— TASK GOAL —
Retype each line exactly. Skip images.
# SOURCE MATERIAL start
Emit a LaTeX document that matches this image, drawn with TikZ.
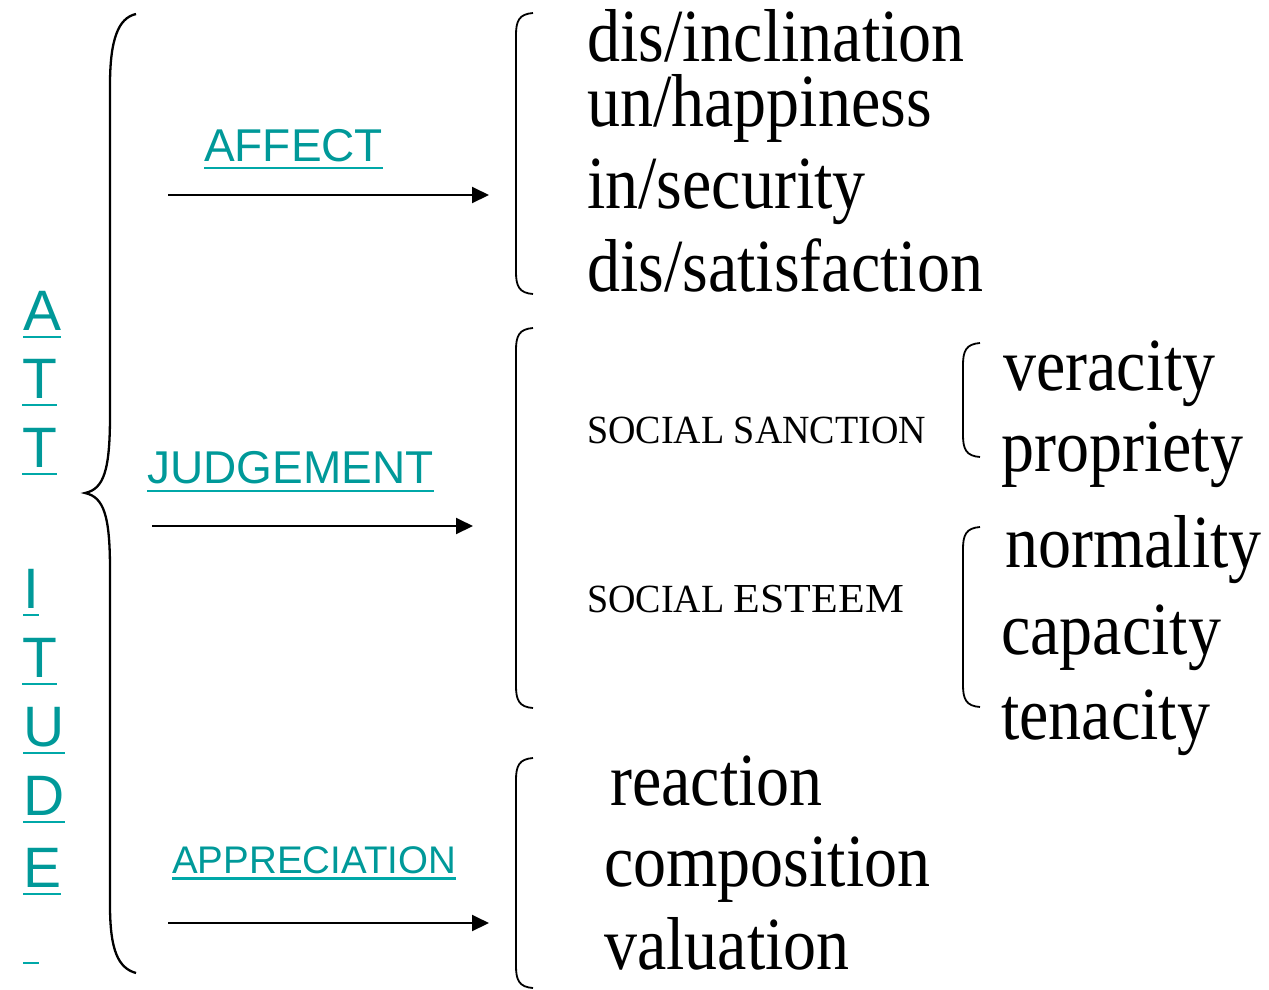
\documentclass[tikz,border=0pt]{standalone}
\usepackage{fontspec}
\usetikzlibrary{arrows.meta,calc}
\newfontfamily\tnr[FakeStretch=0.88]{Liberation Serif}
\newfontfamily\tnrs[FakeStretch=0.95]{Liberation Serif}
\newfontfamily\arial{Liberation Sans}
\definecolor{tealtxt}{RGB}{0,153,153}
\definecolor{tealline}{RGB}{0,168,168}
\tikzset{
  big/.style={anchor=base west,inner sep=0pt,font=\tnr\fontsize{75}{80}\selectfont},
  caps/.style={anchor=base west,inner sep=0pt,font=\tnrs\fontsize{40}{44}\selectfont},
  att/.style={anchor=base west,inner sep=0pt,text=tealtxt,font=\arial\fontsize{57}{60}\selectfont},
  lab/.style={anchor=base west,inner sep=0pt,text=tealtxt,font=\arial\fontsize{46}{50}\selectfont},
  labs/.style={anchor=base west,inner sep=0pt,text=tealtxt,font=\arial\fontsize{38.5}{42}\selectfont},
  uline/.style={draw=tealline,line width=2.4pt},
  brace/.style={draw=black,line width=2.3pt},
  sqbr/.style={draw=black,line width=1.8pt},
  arr/.style={draw=black,line width=2pt,-{Triangle[length=17pt,width=16pt]}}
}
\newcommand\ul[2][7]{\draw[uline] ($(#2.base west)+(0,#1)$) -- ($(#2.base east)+(0,#1)$);}
\newcommand\sqbrack[4]{% x, top, bottom, xend
  \draw[sqbr] (#4,#2) .. controls (#1+3,#2+1) and (#1,#2+8) .. (#1,#2+22)
     -- (#1,#3-22) .. controls (#1,#3-8) and (#1+3,#3-1) .. (#4,#3);}
\begin{document}
\begin{tikzpicture}[x=1pt,y=-1pt]
\useasboundingbox (0,0) rectangle (1269,989);
% ATTITUDE
\node[att] (a1) at (23,330) {A};
\node[att] (a2) at (22,398) {T};
\node[att] (a3) at (22,467) {T};
\node[att] (a4) at (23,608) {I};
\node[att] (a5) at (22,677) {T};
\node[att] (a6) at (23,746) {U};
\node[att] (a7) at (23,815) {D};
\node[att] (a8) at (23,887) {E};
\node[att] (a9) at (23,956) {\phantom{I}};
\foreach \n in {a1,a2,a3,a4,a5,a6,a7,a8,a9} {\ul{\n}}
% big brace
\draw[brace] (136,14) .. controls (118,18) and (110,40) .. (110,85)
  -- (110,415) .. controls (110,470) and (104,489) .. (85,493)
  .. controls (104,497) and (110,516) .. (110,570)
  -- (110,905) .. controls (110,950) and (118,968) .. (136,973);
% labels
\node[lab] (affect) at (204,161) {AFFECT};
\ul{affect}
\node[lab] (judg) at (147,483) {JUDGEMENT};
\ul[8]{judg}
\node[labs] (appr) at (172,873) {APPRECIATION};
\ul[5.5]{appr}
% arrows
\coordinate (afs) at (168,195); \coordinate (afe) at (489,195);
\coordinate (jus) at (152,526); \coordinate (jue) at (473,526);
\coordinate (aps) at (168,923); \coordinate (ape) at (489,923);
\draw[arr] (afs) -- (afe);
\draw[arr] (jus) -- (jue);
\draw[arr] (aps) -- (ape);
% brackets
\sqbrack{516}{13}{294}{533}
\sqbrack{516}{328}{708}{533}
\sqbrack{516}{758}{988}{533}
\sqbrack{963}{343}{457}{980}
\sqbrack{963}{527}{707}{980}
% affect items
\node[big] (t1) at (587,61) {dis/inclination};
\node[big] (t2) at (587,126) {un/happiness};
\node[big] (t3) at (587,208) {in/security};
\node[big] (t4) at (587,291) {dis/satisfaction};
% judgement
\node[caps] (ss) at (587,443) {SOCIAL SANCTION};
\node[caps] (se) at (587,612) {SOCIAL \scalebox{1.15}[1.03]{ESTEEM}};
\node[big] (v1) at (1003,390) {veracity};
\node[big] (v2) at (1001,471) {propriety};
\node[big] (v3) at (1005,567) {normality};
\node[big] (v4) at (1001,654) {capacity};
\node[big] (v5) at (1001,739) {tenacity};
% appreciation
\node[big] (r1) at (610,805) {reaction};
\node[big] (r2) at (604,886) {composition};
\node[big] (r3) at (604,969) {valuation};
\end{tikzpicture}
\end{document}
# SOURCE MATERIAL end
— FINISHED EXERCISE —
Emit a LaTeX document that matches this image, drawn with TikZ.
\documentclass[tikz,border=0pt]{standalone}
\usepackage{fontspec}
\usetikzlibrary{arrows.meta,calc}
\newfontfamily\tnr[FakeStretch=0.88]{Liberation Serif}
\newfontfamily\tnrs[FakeStretch=0.95]{Liberation Serif}
\newfontfamily\arial{Liberation Sans}
\definecolor{tealtxt}{RGB}{0,153,153}
\definecolor{tealline}{RGB}{0,168,168}
\tikzset{
  big/.style={anchor=base west,inner sep=0pt,font=\tnr\fontsize{75}{80}\selectfont},
  caps/.style={anchor=base west,inner sep=0pt,font=\tnrs\fontsize{40}{44}\selectfont},
  att/.style={anchor=base west,inner sep=0pt,text=tealtxt,font=\arial\fontsize{57}{60}\selectfont},
  lab/.style={anchor=base west,inner sep=0pt,text=tealtxt,font=\arial\fontsize{46}{50}\selectfont},
  labs/.style={anchor=base west,inner sep=0pt,text=tealtxt,font=\arial\fontsize{38.5}{42}\selectfont},
  uline/.style={draw=tealline,line width=2.4pt},
  brace/.style={draw=black,line width=2.3pt},
  sqbr/.style={draw=black,line width=1.8pt},
  arr/.style={draw=black,line width=2pt,-{Triangle[length=17pt,width=16pt]}}
}
\newcommand\ul[2][7]{\draw[uline] ($(#2.base west)+(0,#1)$) -- ($(#2.base east)+(0,#1)$);}
\newcommand\sqbrack[4]{% x, top, bottom, xend
  \draw[sqbr] (#4,#2) .. controls (#1+3,#2+1) and (#1,#2+8) .. (#1,#2+22)
     -- (#1,#3-22) .. controls (#1,#3-8) and (#1+3,#3-1) .. (#4,#3);}
\begin{document}
\begin{tikzpicture}[x=1pt,y=-1pt]
\useasboundingbox (0,0) rectangle (1269,989);
% ATTITUDE
\node[att] (a1) at (23,330) {A};
\node[att] (a2) at (22,398) {T};
\node[att] (a3) at (22,467) {T};
\node[att] (a4) at (23,608) {I};
\node[att] (a5) at (22,677) {T};
\node[att] (a6) at (23,746) {U};
\node[att] (a7) at (23,815) {D};
\node[att] (a8) at (23,887) {E};
\node[att] (a9) at (23,956) {\phantom{I}};
\foreach \n in {a1,a2,a3,a4,a5,a6,a7,a8,a9} {\ul{\n}}
% big brace
\draw[brace] (136,14) .. controls (118,18) and (110,40) .. (110,85)
  -- (110,415) .. controls (110,470) and (104,489) .. (85,493)
  .. controls (104,497) and (110,516) .. (110,570)
  -- (110,905) .. controls (110,950) and (118,968) .. (136,973);
% labels
\node[lab] (affect) at (204,161) {AFFECT};
\ul{affect}
\node[lab] (judg) at (147,483) {JUDGEMENT};
\ul[8]{judg}
\node[labs] (appr) at (172,873) {APPRECIATION};
\ul[5.5]{appr}
% arrows
\coordinate (afs) at (168,195); \coordinate (afe) at (489,195);
\coordinate (jus) at (152,526); \coordinate (jue) at (473,526);
\coordinate (aps) at (168,923); \coordinate (ape) at (489,923);
\draw[arr] (afs) -- (afe);
\draw[arr] (jus) -- (jue);
\draw[arr] (aps) -- (ape);
% brackets
\sqbrack{516}{13}{294}{533}
\sqbrack{516}{328}{708}{533}
\sqbrack{516}{758}{988}{533}
\sqbrack{963}{343}{457}{980}
\sqbrack{963}{527}{707}{980}
% affect items
\node[big] (t1) at (587,61) {dis/inclination};
\node[big] (t2) at (587,126) {un/happiness};
\node[big] (t3) at (587,208) {in/security};
\node[big] (t4) at (587,291) {dis/satisfaction};
% judgement
\node[caps] (ss) at (587,443) {SOCIAL SANCTION};
\node[caps] (se) at (587,612) {SOCIAL \scalebox{1.15}[1.03]{ESTEEM}};
\node[big] (v1) at (1003,390) {veracity};
\node[big] (v2) at (1001,471) {propriety};
\node[big] (v3) at (1005,567) {normality};
\node[big] (v4) at (1001,654) {capacity};
\node[big] (v5) at (1001,739) {tenacity};
% appreciation
\node[big] (r1) at (610,805) {reaction};
\node[big] (r2) at (604,886) {composition};
\node[big] (r3) at (604,969) {valuation};
\end{tikzpicture}
\end{document}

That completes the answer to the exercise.